**Exercise**
In the listing that follows, retype every line from the first through the one containing "import pandas as pd". Pictures are to be left out.

Plotting code records
- - -
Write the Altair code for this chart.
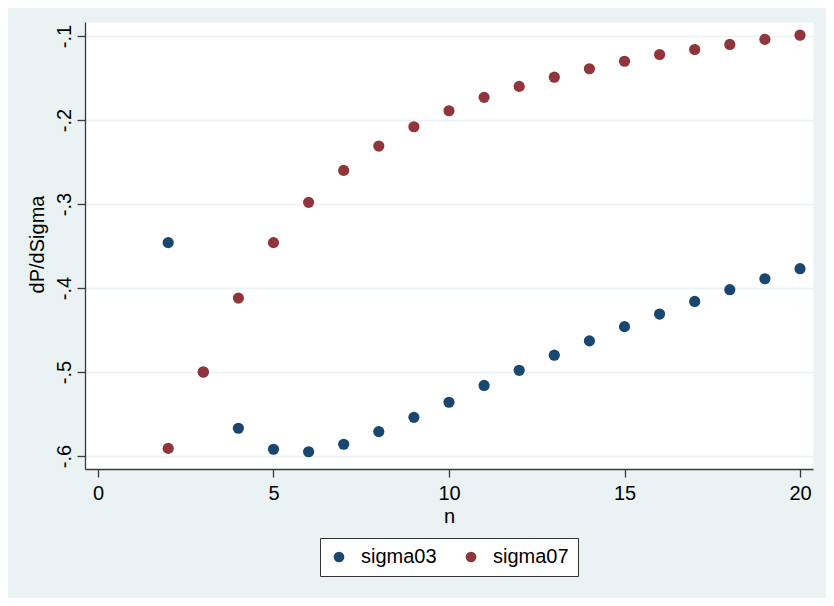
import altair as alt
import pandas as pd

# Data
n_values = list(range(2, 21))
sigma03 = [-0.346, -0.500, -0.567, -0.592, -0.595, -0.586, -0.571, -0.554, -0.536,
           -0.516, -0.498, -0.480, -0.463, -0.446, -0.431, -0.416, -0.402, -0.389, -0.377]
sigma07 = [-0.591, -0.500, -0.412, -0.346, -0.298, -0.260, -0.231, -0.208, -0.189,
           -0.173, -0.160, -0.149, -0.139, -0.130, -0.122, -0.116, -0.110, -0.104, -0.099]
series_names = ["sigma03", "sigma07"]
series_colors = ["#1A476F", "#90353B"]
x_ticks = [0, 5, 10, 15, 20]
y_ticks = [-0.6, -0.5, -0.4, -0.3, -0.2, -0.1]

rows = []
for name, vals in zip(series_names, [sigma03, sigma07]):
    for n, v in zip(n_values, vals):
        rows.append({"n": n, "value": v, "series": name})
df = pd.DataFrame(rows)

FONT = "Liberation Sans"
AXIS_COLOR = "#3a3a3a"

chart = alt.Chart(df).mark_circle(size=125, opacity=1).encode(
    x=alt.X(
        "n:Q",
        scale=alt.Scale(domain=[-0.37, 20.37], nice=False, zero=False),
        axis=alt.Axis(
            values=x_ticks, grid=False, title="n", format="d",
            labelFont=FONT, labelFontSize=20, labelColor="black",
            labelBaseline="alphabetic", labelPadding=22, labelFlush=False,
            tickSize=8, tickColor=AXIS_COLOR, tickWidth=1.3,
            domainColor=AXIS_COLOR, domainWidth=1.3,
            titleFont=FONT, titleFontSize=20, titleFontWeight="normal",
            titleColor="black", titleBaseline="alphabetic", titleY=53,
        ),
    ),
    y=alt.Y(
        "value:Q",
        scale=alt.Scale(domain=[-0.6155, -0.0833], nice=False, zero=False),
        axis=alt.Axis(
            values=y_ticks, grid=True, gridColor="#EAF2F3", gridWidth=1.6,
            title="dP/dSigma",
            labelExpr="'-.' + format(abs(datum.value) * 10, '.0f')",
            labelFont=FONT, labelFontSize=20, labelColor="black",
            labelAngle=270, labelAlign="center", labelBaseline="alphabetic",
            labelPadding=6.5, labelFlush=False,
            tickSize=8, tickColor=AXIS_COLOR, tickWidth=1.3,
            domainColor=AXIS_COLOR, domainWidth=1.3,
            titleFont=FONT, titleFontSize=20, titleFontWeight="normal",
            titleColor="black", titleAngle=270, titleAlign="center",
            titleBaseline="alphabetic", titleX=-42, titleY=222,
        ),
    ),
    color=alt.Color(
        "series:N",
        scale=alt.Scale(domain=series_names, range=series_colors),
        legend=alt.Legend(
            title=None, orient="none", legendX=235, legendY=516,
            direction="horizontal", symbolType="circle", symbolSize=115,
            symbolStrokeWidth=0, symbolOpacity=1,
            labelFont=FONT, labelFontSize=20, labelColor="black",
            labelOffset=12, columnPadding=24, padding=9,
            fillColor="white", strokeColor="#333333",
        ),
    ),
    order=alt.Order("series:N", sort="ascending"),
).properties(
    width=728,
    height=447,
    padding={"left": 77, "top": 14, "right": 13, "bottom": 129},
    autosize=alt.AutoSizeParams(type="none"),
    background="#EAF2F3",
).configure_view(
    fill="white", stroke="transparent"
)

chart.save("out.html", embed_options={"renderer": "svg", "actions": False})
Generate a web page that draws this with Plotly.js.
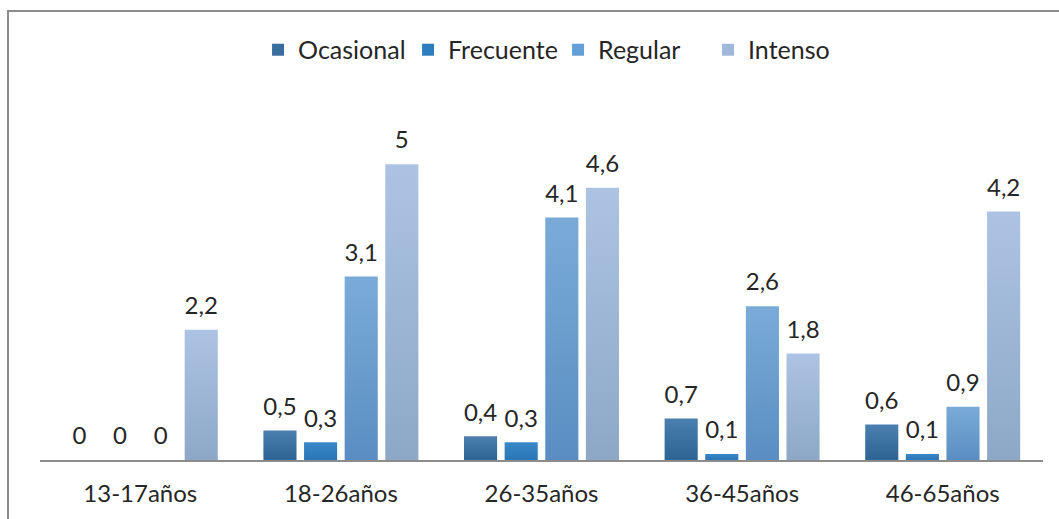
- - -
**Reply**
Write the Altair code for this chart.
import altair as alt
import pandas as pd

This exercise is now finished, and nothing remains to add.